#### MATERIAL PROVIDED
····················

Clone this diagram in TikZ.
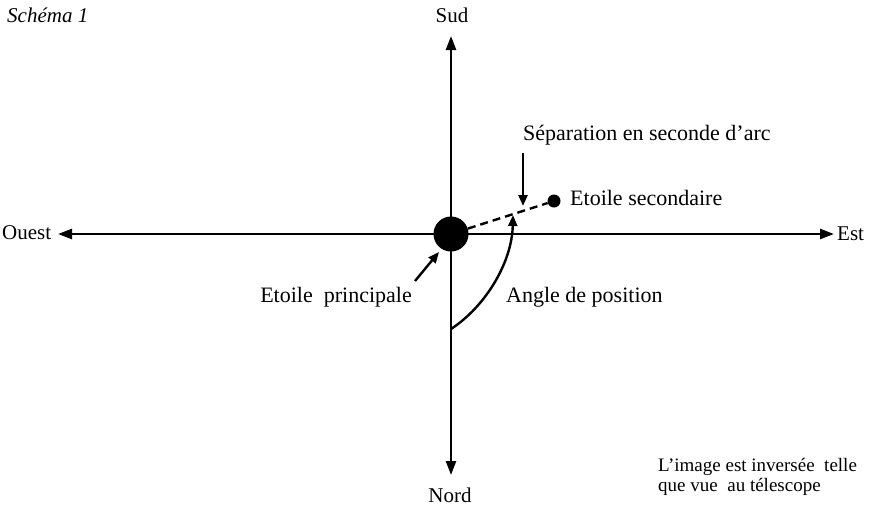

····················

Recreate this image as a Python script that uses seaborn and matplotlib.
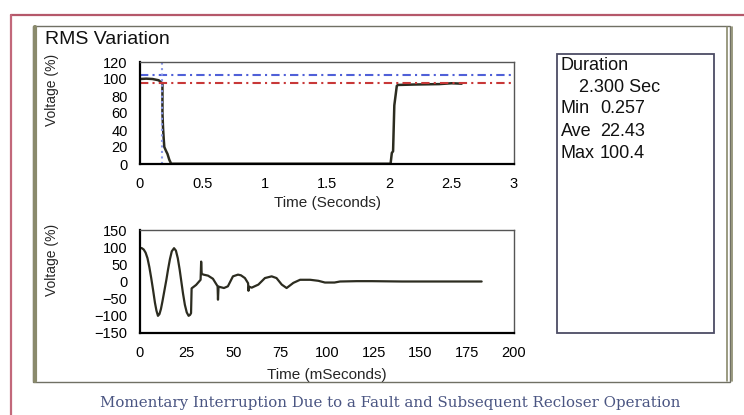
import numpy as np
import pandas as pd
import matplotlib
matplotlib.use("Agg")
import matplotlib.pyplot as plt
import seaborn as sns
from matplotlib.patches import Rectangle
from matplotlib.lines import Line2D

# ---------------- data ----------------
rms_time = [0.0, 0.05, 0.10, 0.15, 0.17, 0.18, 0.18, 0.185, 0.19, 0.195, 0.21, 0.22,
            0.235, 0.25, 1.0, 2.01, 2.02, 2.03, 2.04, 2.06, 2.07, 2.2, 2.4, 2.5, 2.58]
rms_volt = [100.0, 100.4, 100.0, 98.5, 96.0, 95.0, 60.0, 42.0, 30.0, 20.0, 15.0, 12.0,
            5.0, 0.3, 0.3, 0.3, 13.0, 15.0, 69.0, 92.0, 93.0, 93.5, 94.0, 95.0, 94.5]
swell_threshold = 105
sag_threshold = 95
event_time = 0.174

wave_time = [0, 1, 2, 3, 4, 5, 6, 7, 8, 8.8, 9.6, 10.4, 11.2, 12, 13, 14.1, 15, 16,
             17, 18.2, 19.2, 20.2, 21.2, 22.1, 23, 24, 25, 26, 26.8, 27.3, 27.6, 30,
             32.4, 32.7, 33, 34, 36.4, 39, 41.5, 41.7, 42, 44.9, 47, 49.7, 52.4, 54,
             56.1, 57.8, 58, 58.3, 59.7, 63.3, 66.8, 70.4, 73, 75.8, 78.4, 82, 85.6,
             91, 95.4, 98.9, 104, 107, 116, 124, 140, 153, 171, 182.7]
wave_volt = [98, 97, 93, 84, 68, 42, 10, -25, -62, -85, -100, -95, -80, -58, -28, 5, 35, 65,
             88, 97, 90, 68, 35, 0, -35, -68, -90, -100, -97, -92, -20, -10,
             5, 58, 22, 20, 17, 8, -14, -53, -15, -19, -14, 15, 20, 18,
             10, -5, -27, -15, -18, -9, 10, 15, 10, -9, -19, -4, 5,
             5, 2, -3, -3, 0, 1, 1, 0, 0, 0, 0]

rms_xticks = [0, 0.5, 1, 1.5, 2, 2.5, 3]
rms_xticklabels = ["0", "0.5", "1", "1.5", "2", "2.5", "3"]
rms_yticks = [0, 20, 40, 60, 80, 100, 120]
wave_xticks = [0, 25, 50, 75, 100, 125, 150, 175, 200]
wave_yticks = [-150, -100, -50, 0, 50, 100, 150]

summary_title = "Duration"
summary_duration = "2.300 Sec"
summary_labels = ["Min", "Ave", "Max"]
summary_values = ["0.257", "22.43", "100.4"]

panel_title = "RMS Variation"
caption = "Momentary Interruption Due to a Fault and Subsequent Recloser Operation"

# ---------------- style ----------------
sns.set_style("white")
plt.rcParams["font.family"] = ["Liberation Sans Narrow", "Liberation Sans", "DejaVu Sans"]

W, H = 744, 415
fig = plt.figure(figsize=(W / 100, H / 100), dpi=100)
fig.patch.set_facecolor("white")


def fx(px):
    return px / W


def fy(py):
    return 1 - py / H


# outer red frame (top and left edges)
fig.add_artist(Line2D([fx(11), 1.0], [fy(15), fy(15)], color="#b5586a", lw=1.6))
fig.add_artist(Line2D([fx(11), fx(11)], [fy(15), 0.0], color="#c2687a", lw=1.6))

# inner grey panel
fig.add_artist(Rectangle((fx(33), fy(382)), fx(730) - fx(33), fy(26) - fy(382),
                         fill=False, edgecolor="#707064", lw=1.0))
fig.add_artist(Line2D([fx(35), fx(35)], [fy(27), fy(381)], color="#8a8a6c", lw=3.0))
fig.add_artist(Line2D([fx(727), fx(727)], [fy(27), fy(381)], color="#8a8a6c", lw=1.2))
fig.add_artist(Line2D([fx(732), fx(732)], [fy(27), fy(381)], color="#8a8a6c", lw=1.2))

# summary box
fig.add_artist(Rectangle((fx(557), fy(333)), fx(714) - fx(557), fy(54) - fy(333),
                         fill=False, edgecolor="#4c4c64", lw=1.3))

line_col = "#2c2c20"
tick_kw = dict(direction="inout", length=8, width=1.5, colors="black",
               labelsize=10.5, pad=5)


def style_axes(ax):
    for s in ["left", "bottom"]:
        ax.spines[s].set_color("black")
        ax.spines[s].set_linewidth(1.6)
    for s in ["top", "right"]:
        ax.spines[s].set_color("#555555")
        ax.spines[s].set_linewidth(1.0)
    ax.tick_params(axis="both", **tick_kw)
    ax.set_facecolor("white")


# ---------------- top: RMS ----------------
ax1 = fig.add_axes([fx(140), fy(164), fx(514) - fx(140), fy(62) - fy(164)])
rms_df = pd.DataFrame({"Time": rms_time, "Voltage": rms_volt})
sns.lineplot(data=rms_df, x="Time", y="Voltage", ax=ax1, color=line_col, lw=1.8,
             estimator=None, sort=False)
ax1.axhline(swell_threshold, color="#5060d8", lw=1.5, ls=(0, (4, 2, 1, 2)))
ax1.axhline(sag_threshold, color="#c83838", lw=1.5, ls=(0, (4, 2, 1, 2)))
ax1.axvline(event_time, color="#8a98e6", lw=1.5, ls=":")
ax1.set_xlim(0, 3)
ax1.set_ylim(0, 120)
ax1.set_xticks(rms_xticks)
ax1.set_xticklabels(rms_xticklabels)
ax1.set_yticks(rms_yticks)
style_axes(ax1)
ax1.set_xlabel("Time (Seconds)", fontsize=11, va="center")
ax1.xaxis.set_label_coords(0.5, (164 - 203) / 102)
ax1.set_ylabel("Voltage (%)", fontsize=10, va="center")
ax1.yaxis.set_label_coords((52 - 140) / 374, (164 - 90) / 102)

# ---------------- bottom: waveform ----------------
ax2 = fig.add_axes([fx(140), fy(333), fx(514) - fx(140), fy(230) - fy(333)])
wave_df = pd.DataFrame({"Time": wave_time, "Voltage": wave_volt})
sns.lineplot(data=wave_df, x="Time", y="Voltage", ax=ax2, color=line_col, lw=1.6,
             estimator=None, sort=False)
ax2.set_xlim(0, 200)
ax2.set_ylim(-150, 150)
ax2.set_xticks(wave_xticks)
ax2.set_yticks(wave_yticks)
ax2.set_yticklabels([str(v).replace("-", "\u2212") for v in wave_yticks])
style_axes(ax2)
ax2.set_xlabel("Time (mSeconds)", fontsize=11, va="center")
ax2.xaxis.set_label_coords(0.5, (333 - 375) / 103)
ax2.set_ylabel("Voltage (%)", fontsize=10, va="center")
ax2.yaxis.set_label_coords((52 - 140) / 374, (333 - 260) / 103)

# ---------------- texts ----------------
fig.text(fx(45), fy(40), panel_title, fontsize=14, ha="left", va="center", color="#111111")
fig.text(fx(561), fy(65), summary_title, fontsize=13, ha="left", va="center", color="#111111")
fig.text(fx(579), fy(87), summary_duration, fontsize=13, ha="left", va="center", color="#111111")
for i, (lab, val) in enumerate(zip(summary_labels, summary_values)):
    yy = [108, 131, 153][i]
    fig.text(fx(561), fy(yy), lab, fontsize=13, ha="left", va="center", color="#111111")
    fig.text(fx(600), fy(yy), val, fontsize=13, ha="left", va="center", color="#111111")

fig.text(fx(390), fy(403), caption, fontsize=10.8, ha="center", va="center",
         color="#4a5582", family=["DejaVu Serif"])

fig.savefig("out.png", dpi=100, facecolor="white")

····················

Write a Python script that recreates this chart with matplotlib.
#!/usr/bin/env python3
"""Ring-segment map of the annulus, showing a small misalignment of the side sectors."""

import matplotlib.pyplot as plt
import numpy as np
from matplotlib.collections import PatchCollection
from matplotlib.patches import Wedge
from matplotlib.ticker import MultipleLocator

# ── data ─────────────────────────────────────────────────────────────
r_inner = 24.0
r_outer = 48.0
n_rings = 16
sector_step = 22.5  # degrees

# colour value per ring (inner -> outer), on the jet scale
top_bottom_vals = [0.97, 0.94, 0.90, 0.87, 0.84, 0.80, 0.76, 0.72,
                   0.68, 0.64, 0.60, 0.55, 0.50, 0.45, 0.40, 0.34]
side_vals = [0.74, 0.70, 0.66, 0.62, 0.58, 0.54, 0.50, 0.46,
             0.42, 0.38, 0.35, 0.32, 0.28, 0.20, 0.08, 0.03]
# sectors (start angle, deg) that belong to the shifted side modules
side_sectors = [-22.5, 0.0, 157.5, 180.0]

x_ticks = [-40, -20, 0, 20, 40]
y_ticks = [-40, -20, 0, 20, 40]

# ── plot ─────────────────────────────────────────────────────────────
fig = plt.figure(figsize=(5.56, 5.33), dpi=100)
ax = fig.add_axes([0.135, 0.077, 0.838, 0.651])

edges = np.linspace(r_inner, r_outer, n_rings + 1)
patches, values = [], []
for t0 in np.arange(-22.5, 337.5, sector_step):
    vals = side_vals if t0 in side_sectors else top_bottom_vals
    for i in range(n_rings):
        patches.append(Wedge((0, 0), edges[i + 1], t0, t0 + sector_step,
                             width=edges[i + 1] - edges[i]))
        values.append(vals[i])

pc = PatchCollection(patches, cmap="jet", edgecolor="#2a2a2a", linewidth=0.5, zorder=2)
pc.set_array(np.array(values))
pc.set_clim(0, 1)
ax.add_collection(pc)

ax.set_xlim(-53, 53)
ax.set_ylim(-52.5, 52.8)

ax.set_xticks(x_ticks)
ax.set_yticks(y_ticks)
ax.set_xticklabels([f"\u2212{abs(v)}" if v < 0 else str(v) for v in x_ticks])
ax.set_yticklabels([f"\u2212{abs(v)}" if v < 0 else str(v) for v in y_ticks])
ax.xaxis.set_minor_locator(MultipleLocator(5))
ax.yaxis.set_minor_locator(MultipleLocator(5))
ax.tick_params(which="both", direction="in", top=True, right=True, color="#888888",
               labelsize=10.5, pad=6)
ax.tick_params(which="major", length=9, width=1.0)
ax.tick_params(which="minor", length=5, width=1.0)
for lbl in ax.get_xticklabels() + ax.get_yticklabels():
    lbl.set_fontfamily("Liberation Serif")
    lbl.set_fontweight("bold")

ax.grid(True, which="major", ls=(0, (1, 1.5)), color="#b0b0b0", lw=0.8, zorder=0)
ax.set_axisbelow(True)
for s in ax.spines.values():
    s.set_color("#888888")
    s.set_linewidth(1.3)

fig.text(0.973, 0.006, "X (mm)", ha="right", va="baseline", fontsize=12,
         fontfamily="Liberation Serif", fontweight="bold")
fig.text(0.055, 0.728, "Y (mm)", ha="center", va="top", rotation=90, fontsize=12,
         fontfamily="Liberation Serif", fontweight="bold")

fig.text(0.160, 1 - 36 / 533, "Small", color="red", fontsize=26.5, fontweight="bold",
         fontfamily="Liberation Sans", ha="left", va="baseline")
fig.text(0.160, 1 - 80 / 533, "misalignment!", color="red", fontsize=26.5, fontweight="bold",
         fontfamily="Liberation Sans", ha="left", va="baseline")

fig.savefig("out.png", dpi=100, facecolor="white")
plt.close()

····················

#### WHAT TO DO
Keep the pictures out, and extract only the lines that begin at the one containing "Recreate this image" and end at the one containing "wave_yticks = [-150, -100, -50, 0, 50, 100, 150]", inclusive.

#### WRITTEN ANSWER
Recreate this image as a Python script that uses seaborn and matplotlib.
import numpy as np
import pandas as pd
import matplotlib
matplotlib.use("Agg")
import matplotlib.pyplot as plt
import seaborn as sns
from matplotlib.patches import Rectangle
from matplotlib.lines import Line2D

# ---------------- data ----------------
rms_time = [0.0, 0.05, 0.10, 0.15, 0.17, 0.18, 0.18, 0.185, 0.19, 0.195, 0.21, 0.22,
            0.235, 0.25, 1.0, 2.01, 2.02, 2.03, 2.04, 2.06, 2.07, 2.2, 2.4, 2.5, 2.58]
rms_volt = [100.0, 100.4, 100.0, 98.5, 96.0, 95.0, 60.0, 42.0, 30.0, 20.0, 15.0, 12.0,
            5.0, 0.3, 0.3, 0.3, 13.0, 15.0, 69.0, 92.0, 93.0, 93.5, 94.0, 95.0, 94.5]
swell_threshold = 105
sag_threshold = 95
event_time = 0.174

wave_time = [0, 1, 2, 3, 4, 5, 6, 7, 8, 8.8, 9.6, 10.4, 11.2, 12, 13, 14.1, 15, 16,
             17, 18.2, 19.2, 20.2, 21.2, 22.1, 23, 24, 25, 26, 26.8, 27.3, 27.6, 30,
             32.4, 32.7, 33, 34, 36.4, 39, 41.5, 41.7, 42, 44.9, 47, 49.7, 52.4, 54,
             56.1, 57.8, 58, 58.3, 59.7, 63.3, 66.8, 70.4, 73, 75.8, 78.4, 82, 85.6,
             91, 95.4, 98.9, 104, 107, 116, 124, 140, 153, 171, 182.7]
wave_volt = [98, 97, 93, 84, 68, 42, 10, -25, -62, -85, -100, -95, -80, -58, -28, 5, 35, 65,
             88, 97, 90, 68, 35, 0, -35, -68, -90, -100, -97, -92, -20, -10,
             5, 58, 22, 20, 17, 8, -14, -53, -15, -19, -14, 15, 20, 18,
             10, -5, -27, -15, -18, -9, 10, 15, 10, -9, -19, -4, 5,
             5, 2, -3, -3, 0, 1, 1, 0, 0, 0, 0]

rms_xticks = [0, 0.5, 1, 1.5, 2, 2.5, 3]
rms_xticklabels = ["0", "0.5", "1", "1.5", "2", "2.5", "3"]
rms_yticks = [0, 20, 40, 60, 80, 100, 120]
wave_xticks = [0, 25, 50, 75, 100, 125, 150, 175, 200]
wave_yticks = [-150, -100, -50, 0, 50, 100, 150]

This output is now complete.